Investigation of the Effect of Stagnation Surface and Diffuser Angle on Aerodynamic Performance: A Case Study on Locally Built Isuzu Bus

The ISUZU midi bus is the primary mode of transportation for the majority of Ethiopians. Due to its blunt, rectangular appearance and high drag resistance forces, the bus has poor aerodynamic shapes and uses more fuel. Therefore, the study objective is to reduce the total aerodynamic drag force, which in turn reduces power demand, fuel consumption, and carbon dioxide emissions. As a result, the diffuser angle and bus stagnation surface shape are aerodynamically optimized.

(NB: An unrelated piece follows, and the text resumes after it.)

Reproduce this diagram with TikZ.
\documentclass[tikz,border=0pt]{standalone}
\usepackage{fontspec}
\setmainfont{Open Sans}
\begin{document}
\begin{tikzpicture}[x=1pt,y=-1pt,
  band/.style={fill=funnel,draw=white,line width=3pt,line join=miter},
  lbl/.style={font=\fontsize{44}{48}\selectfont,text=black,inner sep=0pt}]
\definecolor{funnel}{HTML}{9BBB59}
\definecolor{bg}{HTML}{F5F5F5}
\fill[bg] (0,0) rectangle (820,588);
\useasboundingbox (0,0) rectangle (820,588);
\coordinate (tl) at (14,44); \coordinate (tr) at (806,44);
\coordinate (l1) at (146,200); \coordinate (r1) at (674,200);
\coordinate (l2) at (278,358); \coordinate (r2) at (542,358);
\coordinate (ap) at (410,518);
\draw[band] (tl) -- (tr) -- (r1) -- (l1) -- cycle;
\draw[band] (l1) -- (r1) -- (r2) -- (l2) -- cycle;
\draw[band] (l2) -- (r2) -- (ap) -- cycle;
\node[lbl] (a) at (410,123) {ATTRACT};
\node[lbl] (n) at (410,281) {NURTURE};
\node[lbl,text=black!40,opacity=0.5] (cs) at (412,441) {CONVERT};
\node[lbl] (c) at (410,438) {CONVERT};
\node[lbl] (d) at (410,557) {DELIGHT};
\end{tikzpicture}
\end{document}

Solid Work CAD 2023 is utilized in the development of the model. Eight different car models were developed and analyzed. CFD and ANSYS Fluent 19.2 were used for the analyses. With a 15º diffuser angle in the rear weak zone and a taper in front and an arc segment on both sides in the stagnation surface, the model-6 had the lowest Cd and Fd values, measuring 0.2915 and 225.32N at 70 km/h and 0.3111 and 594.22N at 110 km/h, respectively. At 70 km/h and 110 km/h, respectively, the Cd reduction percentages attained with this model were 51.21% (48.8% due to the frontal effect and 2.41% due to the diffuser angle impact) and 50.79% (48.81% due to the frontal effect and 1.98% because of the diffuser angle impact). Compared to the baseline bus, the coefficient of drag was, on average, 51% lower. In comparison to the baseline model, model six uses 5026.6 W less power at 70 km/h and 18332.03 W less power at 110 km/h. Compared to the baseline model, the modified model six uses 1.45 L/h less gasoline at 70 km/h and 5.28 L/h less fuel at 110 km/h. At 70 km/h and 110 km/h, model six's CO2 decrease is 12.17 tons per year and 44.31 tons per year, respectively, compared to the baseline model.